No existe una predisposición para la moralidad o la inmoralidad, no hay pueblos esencialmente corruptos, aunque esto sea a difícil de aceptar debido a la profusión de hechos revelados en estos días de pandemia, desde las compras con sobreprecios, las becas para los parientes, hasta la obtención indebida de certificados de discapacidad.
La ley define como persona con discapacidad a quien, por sus condiciones, sin importar la causa de origen, ve restringida de forma permanente su capacidad biológica, sicológica o asociativa para ejercer una o más actividades esenciales de la vida diaria.

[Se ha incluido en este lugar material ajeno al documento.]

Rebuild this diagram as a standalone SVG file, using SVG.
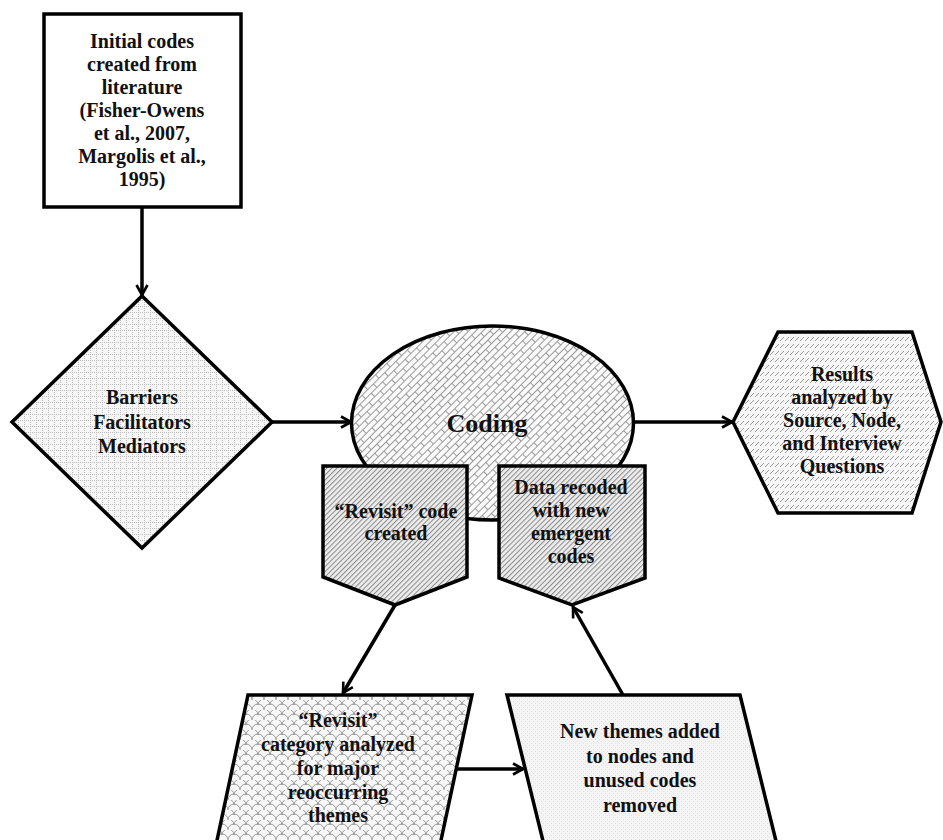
<svg xmlns="http://www.w3.org/2000/svg" width="943" height="840" viewBox="0 0 943 840">
<style>
.shape{stroke:#000;stroke-width:3.5;stroke-linejoin:miter}
.t{font-family:"Liberation Serif","Times New Roman",serif;font-weight:bold;font-size:20px;fill:#111;text-anchor:middle}
.conn{stroke:#000;stroke-width:3.5;fill:none}
</style>
<defs>
<marker id="arr" viewBox="0 0 14 14" refX="12" refY="7" markerWidth="14" markerHeight="14" markerUnits="userSpaceOnUse" orient="auto">
<path d="M2,1.5 L12,7 L2,12.5" fill="none" stroke="#000" stroke-width="2.6"/>
</marker>
<pattern id="grid" patternUnits="userSpaceOnUse" width="6" height="6">
<rect width="6" height="6" fill="#f6f6f6"/>
<path d="M0,0.5H6M0.5,0V6" stroke="#bcbcbc" stroke-width="1" stroke-dasharray="1,1"/>
</pattern>
<pattern id="brick" patternUnits="userSpaceOnUse" width="16" height="10" patternTransform="rotate(-45)">
<rect width="16" height="10" fill="#fafafa"/>
<path d="M0,0.5H16M0,5.5H16M0.5,0V5.5M8.5,5.5V10" stroke="#9a9a9a" stroke-width="1" fill="none"/>
</pattern>
<pattern id="diag" patternUnits="userSpaceOnUse" width="3.6" height="3.6" patternTransform="rotate(45)">
<rect width="3.6" height="3.6" fill="#ececec"/>
<path d="M0.5,0V3.6" stroke="#8a8a8a" stroke-width="1"/>
</pattern>
<pattern id="dash" patternUnits="userSpaceOnUse" width="5" height="7">
<rect width="5" height="7" fill="#f7f7f7"/>
<path d="M0,5 L4,1" stroke="#9a9a9a" stroke-width="1"/>
</pattern>
<pattern id="scale" patternUnits="userSpaceOnUse" width="12" height="10">
<rect width="12" height="10" fill="#f7f7f7"/>
<path d="M0,10 A6,6 0 0 1 12,10 M-6,5 A6,6 0 0 1 6,5 M6,5 A6,6 0 0 1 18,5 M0,0 A6,6 0 0 1 12,0" stroke="#999" stroke-width="1" fill="none"/>
</pattern>
<pattern id="faint" patternUnits="userSpaceOnUse" width="4" height="4">
<rect width="4" height="4" fill="#f4f4f4"/>
<rect x="1" y="1" width="1" height="1" fill="#dedede"/>
<rect x="3" y="3" width="1" height="1" fill="#e2e2e2"/>
</pattern>
</defs>

<g id="connectors">
<line class="conn" x1="142" y1="207" x2="142" y2="295" marker-end="url(#arr)"/>
<line class="conn" x1="272" y1="422" x2="351" y2="422" marker-end="url(#arr)"/>
<line class="conn" x1="633" y1="422" x2="732" y2="422" marker-end="url(#arr)"/>
<line class="conn" x1="395" y1="605" x2="343" y2="693" marker-end="url(#arr)"/>
<line class="conn" x1="456" y1="769" x2="523" y2="769" marker-end="url(#arr)"/>
<line class="conn" x1="623" y1="695" x2="573" y2="607" marker-end="url(#arr)"/>
</g>

<g id="initial-codes">
<rect class="shape" x="44" y="14" width="197" height="193" fill="#fff" stroke-width="4"/>
<text class="t" x="142" y="48">Initial codes</text>
<text class="t" x="142" y="71">created from</text>
<text class="t" x="142" y="94">literature</text>
<text class="t" x="142" y="117">(Fisher-Owens</text>
<text class="t" x="142" y="140">et al., 2007,</text>
<text class="t" x="142" y="163">Margolis et al.,</text>
<text class="t" x="142" y="186">1995)</text>
</g>

<g id="barriers">
<polygon class="shape" points="142,296 272,422 142,548 12,422" fill="url(#grid)"/>
<text class="t" x="142" y="404">Barriers</text>
<text class="t" x="142" y="429">Facilitators</text>
<text class="t" x="142" y="453">Mediators</text>
</g>

<g id="coding">
<ellipse class="shape" cx="492.5" cy="423" rx="141" ry="97" fill="url(#brick)"/>
<text class="t" x="487" y="432" style="font-size:26px">Coding</text>
</g>

<g id="results">
<polygon class="shape" points="778,332 912,332 941,422 912,513 778,513 733,422" fill="url(#dash)"/>
<text class="t" x="842" y="381">Results</text>
<text class="t" x="842" y="404">analyzed by</text>
<text class="t" x="842" y="427">Source, Node,</text>
<text class="t" x="842" y="450">and Interview</text>
<text class="t" x="842" y="473">Questions</text>
</g>

<g id="revisit-code">
<polygon class="shape" points="323,466 467,466 467,577 395,605 323,577" fill="url(#diag)"/>
<text class="t" x="396" y="518">“Revisit” code</text>
<text class="t" x="396" y="540">created</text>
</g>

<g id="data-recoded">
<polygon class="shape" points="499,466 645,466 645,578 572,605 499,578" fill="url(#diag)"/>
<text class="t" x="571" y="494">Data recoded</text>
<text class="t" x="571" y="517">with new</text>
<text class="t" x="571" y="540">emergent</text>
<text class="t" x="571" y="563">codes</text>
</g>

<g id="revisit-category">
<polygon class="shape" points="248,695 472,695 440,845 216,845" fill="url(#scale)"/>
<text class="t" x="338" y="727">“Revisit”</text>
<text class="t" x="338" y="751">category analyzed</text>
<text class="t" x="338" y="775">for major</text>
<text class="t" x="338" y="799">reoccurring</text>
<text class="t" x="338" y="822">themes</text>
</g>

<g id="new-themes">
<polygon class="shape" points="507,695 740,695 777,845 544,845" fill="url(#faint)"/>
<text class="t" x="640" y="738">New themes added</text>
<text class="t" x="640" y="763">to nodes and</text>
<text class="t" x="640" y="787">unused codes</text>
<text class="t" x="640" y="812">removed</text>
</g>
</svg>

Para obtener los beneficios legales se requiere de una “calificación” de tipo o porcentaje de discapacidad, esto está cargo del Sistema de Salud, a partir de cierto nivel es que pueden accederse, entre otros ayudas, a la exoneración de tributos para la importación de bienes y vehículos.

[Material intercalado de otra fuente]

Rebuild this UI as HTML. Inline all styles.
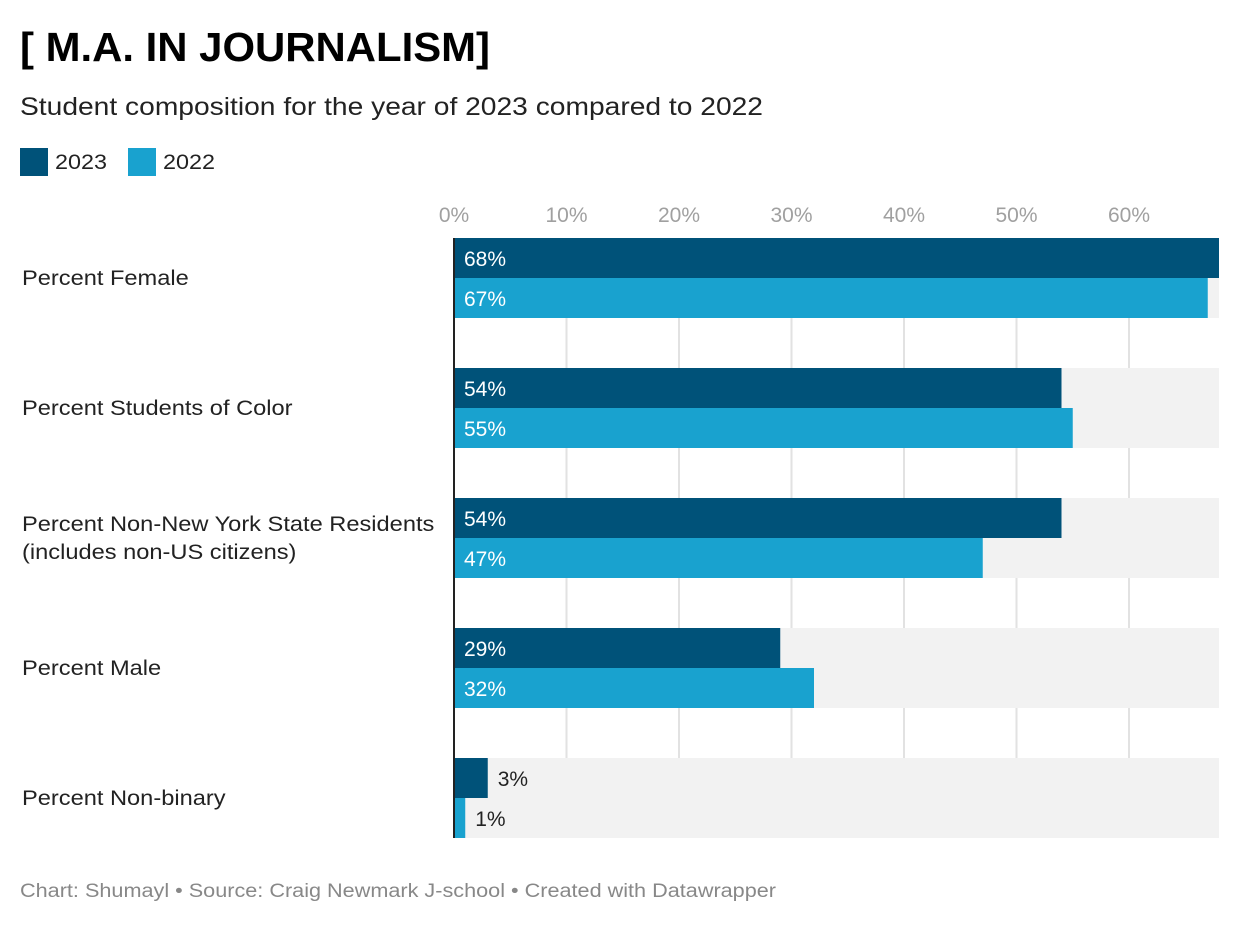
<!DOCTYPE html>
<html><head><meta charset="utf-8"><style>
body{margin:0;background:#fff;width:1240px;height:926px;overflow:hidden;font-family:"Liberation Sans",sans-serif}
</style></head><body>
<svg id="c" width="1240" height="926" xmlns="http://www.w3.org/2000/svg" font-family="Liberation Sans, sans-serif">
<text x="20" y="61" font-size="41" font-weight="bold" fill="#000" textLength="470" lengthAdjust="spacingAndGlyphs">[ M.A. IN JOURNALISM]</text>
<text x="20" y="115" font-size="25" fill="#222" textLength="743" lengthAdjust="spacingAndGlyphs">Student composition for the year of 2023 compared to 2022</text>
<g>
<rect x="20" y="148" width="28" height="28" fill="#005279"/>
<text x="55" y="169" font-size="21" fill="#222" textLength="52" lengthAdjust="spacingAndGlyphs">2023</text>
<rect x="128" y="148" width="28" height="28" fill="#19a2cf"/>
<text x="163" y="169" font-size="21" fill="#222" textLength="52" lengthAdjust="spacingAndGlyphs">2022</text>
</g>
<g id="plot"></g>
<text x="20" y="897" font-size="19" fill="#888" textLength="756" lengthAdjust="spacingAndGlyphs">Chart: Shumayl • Source: Craig Newmark J-school • Created with Datawrapper</text>
</svg>
<script>
const categories=["Percent Female","Percent Students of Color","Percent Non-New York State Residents|(includes non-US citizens)","Percent Male","Percent Non-binary"];
const values2023=[68,54,54,29,3];
const values2022=[67,55,47,32,1];
const ticks=[0,10,20,30,40,50,60];
const maxV=68;
const NS="http://www.w3.org/2000/svg";
const g=document.getElementById('plot');
const x0=454,pxPer=11.25;
const xs=v=>x0+v*pxPer;
const groupY=i=>238+i*130;
function el(t,a){const e=document.createElementNS(NS,t);for(const k in a)e.setAttribute(k,a[k]);g.appendChild(e);return e;}
function widen(t,f){const w=t.getComputedTextLength();t.setAttribute('textLength',w*f);t.setAttribute('lengthAdjust','spacingAndGlyphs');}
ticks.forEach(t=>{
 const l=el('line',{x1:xs(t),x2:xs(t),y1:238,y2:838,stroke:'#e2e2e2','stroke-width':2});
 
 
 const tx=el('text',{x:xs(t),y:222,'font-size':21,fill:'#a0a0a0','text-anchor':'middle'});
 tx.textContent=t+'%';
 
 
});
categories.forEach((c,i)=>{
 const y=groupY(i);
 const bg=el('rect',{x:x0,y:y,width:xs(maxV)-x0,height:80,fill:'#f2f2f2'});
 
 
 const lines=c.split('|');
 lines.forEach((ln,j)=>{
  const t=el('text',{x:22,y:y+47-(lines.length-1)*14+j*28,'font-size':21,fill:'#222'});
  t.textContent=ln;
  
  
  widen(t,1.125);
 });
 [[values2023[i],'#005279','bar-2023'],[values2022[i],'#19a2cf','bar-2022']].forEach(([v,col,nm],k)=>{
  const by=y+k*40;
  const r=el('rect',{x:x0,y:by,width:xs(v)-x0,height:40,fill:col});
  
  
  const inside=v>=10;
  const t=el('text',{x:inside?x0+10:xs(v)+10,y:by+28,'font-size':21,fill:inside?'#fff':'#222'});
  t.textContent=v+'%';
  
  
 });
});
const ax=el('line',{x1:x0,x2:x0,y1:238,y2:838,stroke:'#222','stroke-width':2});


</script>
</body></html>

La ley no contempla factores como los ingresos, ocupación, profesión o posición social del beneficiario, pero sí establece que la discapacidad debe ser de aquellas que restringen de forma permanentemente una o más actividades esenciales de la vida, y es a partir de esto se puede identificar diferentes niveles de inmoralidad de quienes han recibido estos privilegios sin merecerlos.
En el nivel menor están los funcionarios que tratan de forma diferente a los solicitantes, facilitando las cosas a quienes tienen palancas o influencias y complicando el proceso para las personas comunes; en este mismo nivel están aquellos que usan el beneficio pese a que su discapacidad no restringe ningún aspecto esencial de su vida, un abuso del derecho. El doble rasero es evidente: las exigencias son para los necesitados y sin contactos, la inflexibilidad y el legalismo para quien no tiene forma alguna de poder. En el segundo nivel de la inmoralidad están los funcionarios que otorgan la certificación a sabiendas que la discapacidad no es de aquellas que permite recibir el beneficio, ya a cambio de algo, ya por hacer un “favor”; junto a los funcionarios están quienes usan su influencia, el dinero o contactos, para forzar algo que en realidad no les corresponde ya que su discapacidad no limita aspectos esenciales de su vida (por ejemplo tener lentes o un nivel de audición menor). En el tercer nivel están los delincuentes, los que acuden a redes organizadas para que se les entregue certificaciones que no les corresponden o “compran” cupos de personas que por su estado de necesidad requieren el dinero; éstos, quienes se benefician y los que benefician, se colocan por encima de la ley y que creen que pueden obtener cualquier cosa sin importar la forma, abusando de las normas y con la complicidad de funcionarios deshonestos, y de una sociedad que mayoritariamente ha dejado de reprochar al inmoral, al corrupto, al delincuente, si es que tiene éxito. “Democratizaron” la corrupción, ya no son unos pocos, ahora son muchos los que se reparten la infamia; mientras tanto los que realmente necesitan los beneficios, atónitos han confirmado que la deshonestidad no se frena ante nada.